JURISPRUDÊNCIA CÍVEL


Apelação cível - Ação anulatória de domínio e de título de registro imobiliário - Terra devoluta - Alienação por preferência - Lei Estadual nº 11.020, de 1993 - Anulação do ato de titulação - Poder de autotutela - Aquisição do imóvel por terceiro de boa-fé - Convalidação do ato - Impossibilidade - Recurso desprovido


- Nos termos do art. 18 da Lei Estadual nº 11.020, de 1993, ``aquele que tornar economicamente produtiva terra devoluta estadual e comprovar sua vinculação pessoal à terra terá preferência para adquirir-lhe o domínio, até a área de 250 ha (duzentos e cinquenta hectares), contra o pagamento do seu valor, acrescido dos emolumentos''.


- Comprovada a alienação de terra devoluta sem o preenchimento dos requisitos legais, em razão de informações inverídicas prestadas pelos interessados, é juridicamente admissível sua anulação e o retorno da área em benefício da população.


- A aquisição do imóvel por terceiro de boa-fé não convalida o ato eivado de ilegalidade, o que reclama a restituição de sua posse em favor do patrimônio público.

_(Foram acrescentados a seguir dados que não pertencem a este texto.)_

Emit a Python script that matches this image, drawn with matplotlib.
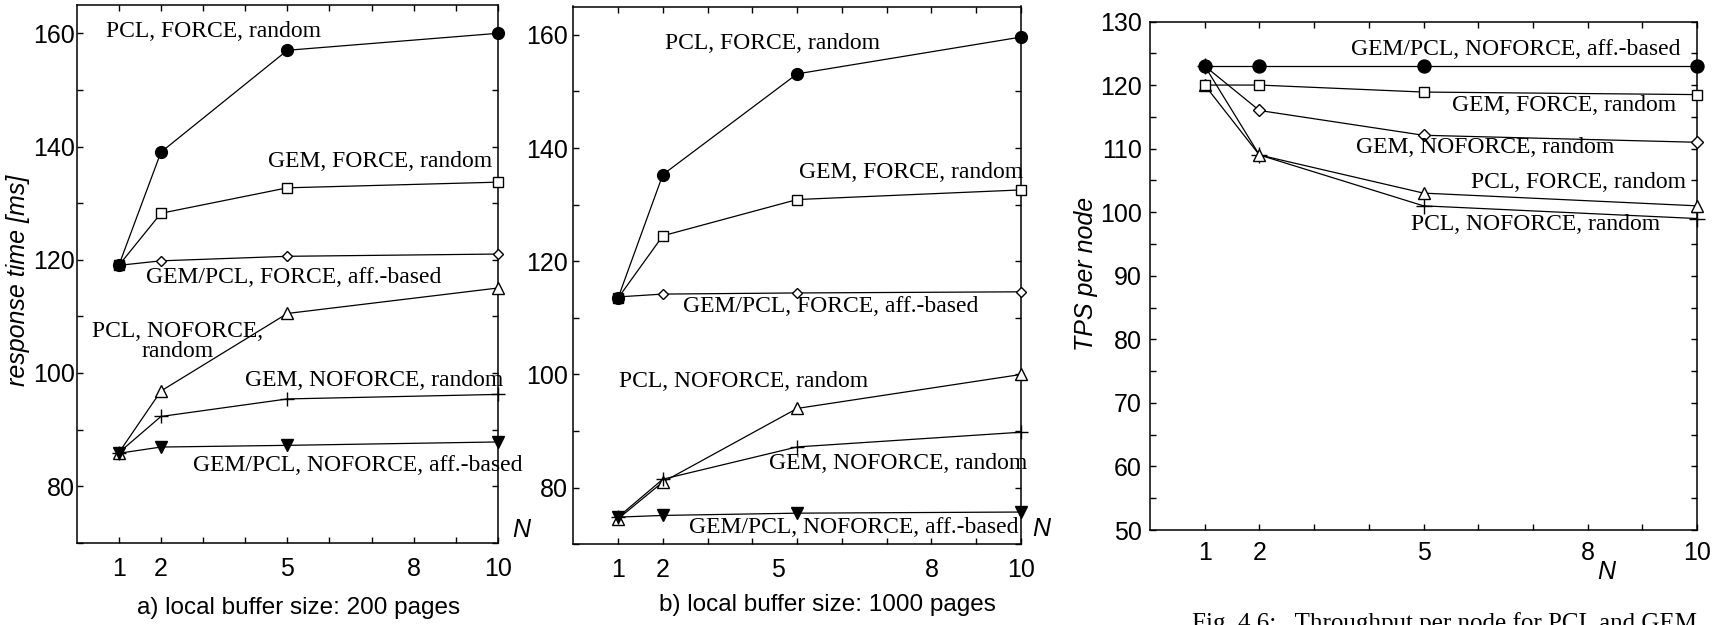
import matplotlib
matplotlib.use('Agg')
import matplotlib.pyplot as plt
from matplotlib.ticker import MultipleLocator, FixedLocator

# number of nodes
N = [1, 2, 5, 10]

# a) response time [ms], local buffer 200 pages
rt200_pcl_force_rand = [119, 139, 157, 160]
rt200_gem_force_rand = [119, 128.2, 132.7, 133.7]
rt200_force_aff = [119, 119.8, 120.6, 121]
rt200_pcl_noforce_rand = [85.9, 96.8, 110.5, 115]
rt200_gem_noforce_rand = [85.9, 92.3, 95.4, 96.2]
rt200_noforce_aff = [85.8, 86.9, 87.2, 87.8]

# b) response time [ms], local buffer 1000 pages
rt1000_pcl_force_rand = [113.5, 135.3, 153.1, 159.6]
rt1000_gem_force_rand = [113.5, 124.5, 130.9, 132.6]
rt1000_force_aff = [113.7, 114.2, 114.4, 114.6]
rt1000_pcl_noforce_rand = [74.5, 81.0, 94.0, 100]
rt1000_gem_noforce_rand = [74.8, 81.5, 87.2, 89.8]
rt1000_noforce_aff = [74.8, 75.1, 75.5, 75.7]

# throughput per node
tps_noforce_aff = [123, 123, 123, 123]
tps_gem_force_rand = [120, 120, 118.9, 118.5]
tps_gem_noforce_rand = [123, 116, 112.1, 111]
tps_pcl_force_rand = [120, 109, 103, 101]
tps_pcl_noforce_rand = [123, 109, 101, 99]

xtick_labels = ['1', '2', '5', '8', '10']

SERIF = ['Liberation Serif', 'DejaVu Serif']
SANS = ['Liberation Sans', 'DejaVu Sans']
plt.rcParams['font.family'] = SANS

# marker styles: (marker, filled, size)
MK = {
    'circle': ('o', True, 8.5),
    'square': ('s', False, 6.8),
    'diamond': ('D', False, 5.5),
    'tri': ('^', False, 8.5),
    'plus': ('+', False, 10),
    'vtri': ('v', True, 8),
}


def draw(ax, y, kind, scale=1.0):
    m, filled, ms = MK[kind]
    ax.plot(N, y, color='black', lw=0.9, marker=m, ms=ms * scale,
            mfc='black' if filled else 'white', mec='black', mew=1.0,
            clip_on=False, zorder=3)


def style(ax, ylim, ymaj, ymin, xpos, ypad, xpad):
    ax.set_xlim(0, 10)
    ax.set_ylim(*ylim)
    ax.xaxis.set_major_locator(FixedLocator(xpos))
    ax.set_xticklabels(xtick_labels)
    ax.xaxis.set_minor_locator(FixedLocator(range(1, 11)))
    ax.xaxis.remove_overlapping_locs = False
    ax.yaxis.set_major_locator(MultipleLocator(ymaj))
    ax.yaxis.set_minor_locator(MultipleLocator(ymin))
    ax.tick_params(which='both', direction='in', top=True, right=True,
                   width=1, length=4.5, labelsize=18)
    ax.tick_params(axis='x', which='major', length=0, pad=xpad)
    ax.tick_params(axis='y', which='major', pad=ypad)
    for s in ax.spines.values():
        s.set_linewidth(1.1)


def lab(ax, x, y, s):
    ax.text(x, y, s, ha='center', va='center', family=SERIF, fontsize=17,
            linespacing=0.95, zorder=4)


W, H = 1727, 625
fig = plt.figure(figsize=(W / 100, H / 100), dpi=100)


def axes_px(x0, x1, y0, y1):
    return fig.add_axes([x0 / W, 1 - y1 / H, (x1 - x0) / W, (y1 - y0) / H])


# a) 200 pages
ax1 = axes_px(76.7, 498, 5, 542.7)
draw(ax1, rt200_pcl_noforce_rand, 'tri')
draw(ax1, rt200_gem_noforce_rand, 'plus')
draw(ax1, rt200_noforce_aff, 'vtri')
draw(ax1, rt200_force_aff, 'diamond')
draw(ax1, rt200_gem_force_rand, 'square')
draw(ax1, rt200_pcl_force_rand, 'circle')
style(ax1, (70, 165), 20, 10, [1, 2, 5, 8, 10], 1, 10)
lab(ax1, 3.25, 160.4, 'PCL, FORCE, random')
lab(ax1, 7.2, 137.4, 'GEM, FORCE, random')
lab(ax1, 5.15, 116.9, 'GEM/PCL, FORCE, aff.-based')
lab(ax1, 2.39, 105.5, 'PCL, NOFORCE,\nrandom')
lab(ax1, 7.07, 98.7, 'GEM, NOFORCE, random')
lab(ax1, 6.66, 83.6, 'GEM/PCL, NOFORCE, aff.-based')

# b) 1000 pages
ax2 = axes_px(573.3, 1021, 6.5, 544.3)
draw(ax2, rt1000_pcl_noforce_rand, 'tri')
draw(ax2, rt1000_gem_noforce_rand, 'plus')
draw(ax2, rt1000_noforce_aff, 'vtri')
draw(ax2, rt1000_force_aff, 'diamond')
draw(ax2, rt1000_gem_force_rand, 'square')
draw(ax2, rt1000_pcl_force_rand, 'circle')
style(ax2, (70, 165), 20, 10, [1, 2, 4.58, 8, 10], 4, 10)
lab(ax2, 4.44, 158.5, 'PCL, FORCE, random')
lab(ax2, 7.54, 135.7, 'GEM, FORCE, random')
lab(ax2, 5.74, 112.0, 'GEM/PCL, FORCE, aff.-based')
lab(ax2, 3.8, 98.7, 'PCL, NOFORCE, random')
lab(ax2, 7.26, 84.3, 'GEM, NOFORCE, random')
lab(ax2, 6.26, 72.9, 'GEM/PCL, NOFORCE, aff.-based')

# throughput
ax3 = axes_px(1150, 1697, 21.5, 530)
draw(ax3, tps_pcl_noforce_rand, 'plus', 1.1)
draw(ax3, tps_pcl_force_rand, 'tri', 1.1)
draw(ax3, tps_gem_noforce_rand, 'diamond', 1.1)
draw(ax3, tps_gem_force_rand, 'square', 1.1)
draw(ax3, tps_noforce_aff, 'circle', 1.1)
style(ax3, (50, 130), 10, 5, [1, 2, 5, 8, 10], 6, 8)
lab(ax3, 6.68, 125.6, 'GEM/PCL, NOFORCE, aff.-based')
lab(ax3, 7.57, 116.8, 'GEM, FORCE, random')
lab(ax3, 6.12, 110.1, 'GEM, NOFORCE, random')
lab(ax3, 7.84, 104.6, 'PCL, FORCE, random')
lab(ax3, 7.04, 98.0, 'PCL, NOFORCE, random')


def ftext(x, y, s, **kw):
    fig.text(x / W, 1 - y / H, s, **kw)


ftext(18, 280, 'response time [ms]', rotation=90, ha='center', va='center',
      style='italic', fontsize=18)
ftext(1086, 274, 'TPS per node', rotation=90, ha='center', va='center',
      style='italic', fontsize=18)
ftext(521.6, 530, 'N', ha='center', va='center', style='italic', fontsize=18)
ftext(1041.7, 529, 'N', ha='center', va='center', style='italic', fontsize=18)
ftext(1606, 572, 'N', ha='center', va='center', style='italic', fontsize=18)
ftext(298.8, 608, 'a) local buffer size: 200 pages', ha='center', va='center',
      fontsize=17.5)
ftext(827.3, 605, 'b) local buffer size: 1000 pages', ha='center', va='center',
      fontsize=17.5)
# figure caption, running off the bottom edge
ftext(1192, 630, 'Fig. 4.6:   Throughput per node for PCL and GEM',
      ha='left', va='baseline', family=SERIF, fontsize=18)

fig.savefig('out.png', dpi=100)
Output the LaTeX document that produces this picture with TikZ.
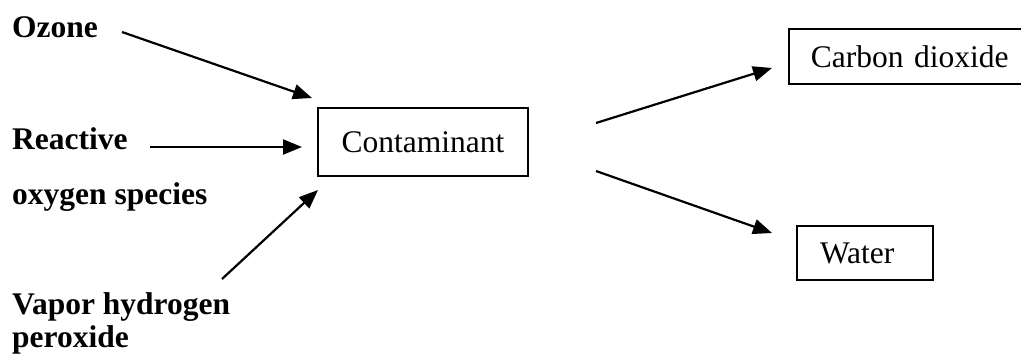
\documentclass[tikz,border=0pt]{standalone}
\usepackage{fontspec}
\setmainfont{Liberation Serif}
\usetikzlibrary{arrows.meta}
\begin{document}
\begin{tikzpicture}[x=1pt,y=-1pt,
  lbl/.style={font=\fontsize{31.5}{32.5}\selectfont\bfseries, inner sep=0pt, anchor=base west, align=left},
  box/.style={draw, line width=1.8pt, font=\fontsize{31.5}{32.5}\selectfont, inner sep=0pt},
  arr/.style={line width=2.2pt, -{Triangle[length=19pt,width=15pt]}}]
\useasboundingbox (0,0) rectangle (1021,354);
% labels (base anchor = baseline of the last line)
\node[lbl] (ozone) at (12,37) {Ozone};
\node[lbl] (ros) at (12,204) {Reactive\\[22pt]oxygen species};
\node[lbl] (vhp) at (12,347) {Vapor hydrogen\\peroxide};
% boxes
\node[box, minimum width=210pt, minimum height=68pt] (cont) at (423,142) {Contaminant};
\node[box, anchor=west, minimum width=250pt, minimum height=55pt, text width=206pt, align=left, inner xsep=22pt] (co2) at (788,56.5) {Carbon dioxide};
\node[box, line width=1.5pt, minimum width=136pt, minimum height=54pt, text width=90pt, align=left, inner xsep=23pt] (water) at (865,253) {Water};
% arrow end points
\coordinate (ozS) at (122,32);  \coordinate (ozE) at (312,98);
\coordinate (roS) at (150,147); \coordinate (roE) at (302,147);
\coordinate (vhS) at (222,279); \coordinate (vhE) at (318,190);
\coordinate (coS) at (596,123); \coordinate (coE) at (772,68);
\coordinate (waS) at (596,171); \coordinate (waE) at (772,233);
\draw[arr] (ozS) -- (ozE);
\draw[arr] (roS) -- (roE);
\draw[arr] (vhS) -- (vhE);
\draw[arr] (coS) -- (coE);
\draw[arr] (waS) -- (waE);
\end{tikzpicture}
\end{document}
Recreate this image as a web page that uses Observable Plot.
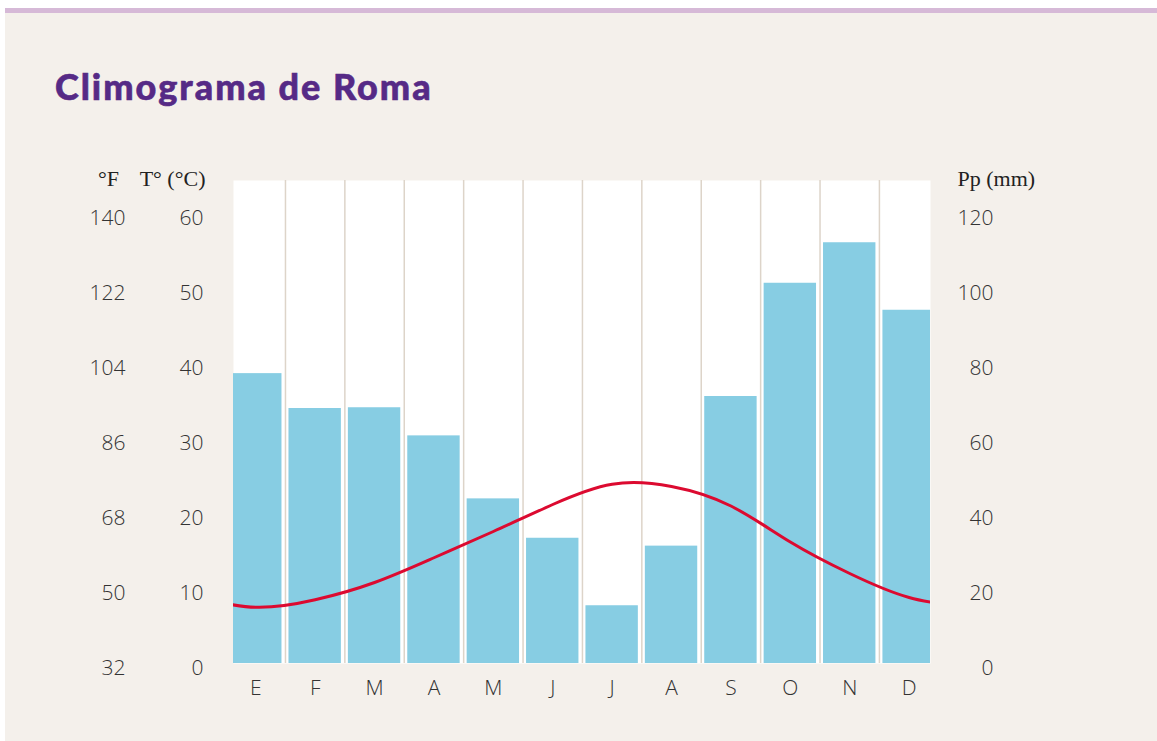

Apelação cível nº 1.0627.11.000373-8/001 - Comarca de São João do Paraíso - Apelante: Floresta Empreendimentos Ltda. - Apelado: Estado de Minas Gerais - Interessado: Jair Pereira da Cruz - Relator: Des. Marcelo Rodrigues.


ACÓRDÃO


Vistos, etc., acorda, em Turma, a 2ª Câmara Cível do Tribunal de Justiça do Estado de Minas Gerais, na conformidade da ata dos julgamentos, à unanimidade, em rejeitar a preliminar e negar provimento ao recurso.


Belo Horizonte, 9 de março de 2023 - Marcelo Rodrigues - Relator.


VOTO


DES. MARCELO RODRIGUES (RELATOR) - Cuida-se de recurso de apelação interposto por Floresta Empreendimentos Ltda., em face da sentença de ordem nº 19, integrada pela decisão de ordem nº 28 que, nos autos da ação anulatória de domínio e de título de registro imobiliário, ajuizada pelo Instituto de Terras de Minas Gerais ITER/MG contra Jair Pereira da Cruz e Floresta Empreendimentos Ltda., julgou procedentes os pedidos iniciais, para decretar a nulidade do título e registro do imóvel matriculado em nome do primeiro requerido, sob o nº 9.621, perante o Serviço de Registro de Imóveis da Comarca de Rio Pardo de Minas/MG, medindo 70,1604ha (setenta hectares, dezesseis ares e quatro centiares), realizado na data de 17/9/2010, e, posteriormente, transferido para a ora apelante, acolhendo, ainda, o pedido de restituição da posse em favor do Estado de Minas Gerais, bem como confirmando a liminar concedida, que determinou a expedição de ofício ao Serviço de Registro de Imóveis da Comarca de Rio Pardo de Minas para bloqueio da matrícula.


Condenou os requeridos, na proporção de 50% (cinquenta por cento) para cada, ao pagamento das custas e despesas processuais, bem como honorários advocatícios, fixados em 10% (dez por cento) sobre o valor do proveito econômico obtido, consistente no montante da avaliação do imóvel (R$21.048,12, - vinte e um mil, quarenta e oito reais e doze centavos).


Por fim, fixou honorários advocatícios em favor do advogado dativo nomeado, no valor de R$583,90 (quinhentos e oitenta e três reais e noventa centavos).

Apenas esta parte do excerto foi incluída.